If you’ll remember, back in 1979, the Northeast had been slammed by a blizzard and the population was largely homebound. There was not much else to watch on TV that Sunday, and when the race ended and the Allison brothers and Cale Yarborough commenced to whoopin’ on each other, those snowbound people sat there enthralled at NASCAR. As Ken Squier and Chris Economaki called the race, a whole generation of people who had never heard of Richard Petty or Cale or Bobby or Donnie suddenly found something they liked.
That single event, combined with the presence of President Ronald Reagan at Daytona on the Fourth of July to see Petty win No. 200, did more to advance NASCAR’s cause than any race or any event in the sport’s history to that point. When Petty won that Firecracker 400 in 1984, there was a photo of Reagan and Petty in the press box that ran on the front page of The New York Times, above the fold, the following day.
These events were, obviously, in the days before Twitter and the Internet. Now, the Twitter timeline is racing faster than the cars are, and Facebook is lighting it up. The message boards on NASCAR sites are clogged. Even the mundanes, those who have not yet discovered the glory of NASCAR, are tuning in, drawn by the Twitpics and Tweets and blogosphere chatter.

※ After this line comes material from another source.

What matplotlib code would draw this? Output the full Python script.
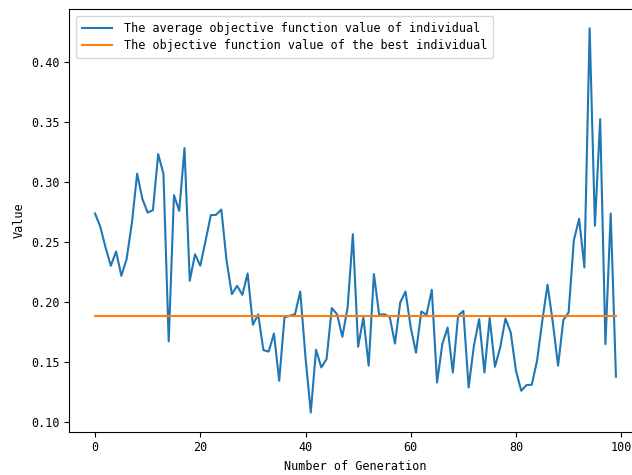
import matplotlib
matplotlib.use("Agg")
import matplotlib.pyplot as plt

generations = list(range(100))
avg_values = [
    0.2739, 0.2628, 0.2456, 0.2304, 0.2423, 0.2220, 0.2360, 0.2660, 0.3070, 0.2860,
    0.2747, 0.2767, 0.3233, 0.3070, 0.1674, 0.2892, 0.2761, 0.3283, 0.2179, 0.2400,
    0.2304, 0.2510, 0.2725, 0.2728, 0.2772, 0.2345, 0.2068, 0.2137, 0.2062, 0.2240,
    0.1813, 0.1900, 0.1602, 0.1590, 0.1740, 0.1347, 0.1874, 0.1888, 0.1900, 0.2090,
    0.1540, 0.1083, 0.1605, 0.1458, 0.1527, 0.1952, 0.1900, 0.1713, 0.1957, 0.2567,
    0.1630, 0.1874, 0.1472, 0.2235, 0.1896, 0.1900, 0.1880, 0.1657, 0.1998, 0.2090,
    0.1790, 0.1582, 0.1923, 0.1896, 0.2104, 0.1333, 0.1652, 0.1790, 0.1416, 0.1888,
    0.1929, 0.1291, 0.1638, 0.1860, 0.1416, 0.1869, 0.1463, 0.1624, 0.1865, 0.1749,
    0.1430, 0.1264, 0.1311, 0.1314, 0.1513, 0.1846, 0.2146, 0.1832, 0.1472, 0.1852,
    0.1915, 0.2517, 0.2695, 0.2290, 0.4281, 0.2637, 0.3524, 0.1652, 0.2739, 0.1380,
]
best_value = 0.1882
best_values = [best_value] * len(generations)

label_avg = "The average objective function value of individual"
label_best = "The objective function value of the best individual"
x_label = "Number of Generation"
y_label = "Value"

plt.rcParams['font.family'] = ['DejaVu Sans Mono']
plt.rcParams['font.size'] = 8.5

W, H = 632, 475
fig = plt.figure(figsize=(W / 100, H / 100), dpi=100)
left, right, top, bottom = 69, 642, 9, 431.7
ax = fig.add_axes([left / W, 1 - bottom / H, (right - left) / W, (bottom - top) / H])

ax.plot(generations, avg_values, color='C0', label=label_avg)
ax.plot(generations, best_values, color='C1', label=label_best)
ax.set_xlabel(x_label)
ax.set_ylabel(y_label)
ax.legend(loc='upper left', handlelength=2.55, handletextpad=0.98,
          borderpad=0.5, labelspacing=0.38, borderaxespad=0.6)

fig.savefig("out.png", dpi=100)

While this year’s Daytona 500 might not be an artistic success, it certainly will prove to be a watershed moment for the sport, if you’ll pardon the pun. Add in the Danica factor and you’ve got something that trends among women, who are always a huge component of the total NASCAR audience, as well as among those men who either like Danica or don’t. There’s been more kvetching about the all-Danica, all-the-time coverage than anything since the Busch brothers were Public Enemy No. 1 and No. 1a.
People who, when they woke up this morning, had no idea they’d be up at nearly 11 PM commenting on something like NASCAR are paying attention. And generally, when they comment, they’re spelling NASCAR correctly.
Advantage, our sport.
As I wrote the above, a Tweet flashed across the screen. “Basketball needs to come back… I’m watching @NASCAR. This is CRAZY.” See what I mean? Brad Keselowski, who had his phone in the car with him, took a photo of the fire from Turn 2 and posted it on his Twitter page. Everybody wanted to see it, and Keselowski doubled his followers in the hour-plus it took to fix the track as a result.
When the story of NASCAR is told, 40 years from now, this year’s race will be a part of it. The first postponement in 53+ years was big news, as was the “Big One” early and the really weird crash that saw the jet dryer get taken out by a broken car and burst into flames. As Matt Kenseth took the checkered flag at 12:56 AM, the 54th Daytona 500 went into the record books as one of the strangest, most exciting and important races in NASCAR history.
The fans, who waited through a long Sunday and an even longer Monday and even into Tuesday, it was one of those races that will end up as, “Were you there in 2012?” If you were there, it will be a mark in your fan book. For NASCAR, it might touch off a rebirth of sorts. We don’t know yet how many TV viewers stayed to the end of the race, but there were quite a few. This event will be one of the moments they’ll be talking about for years.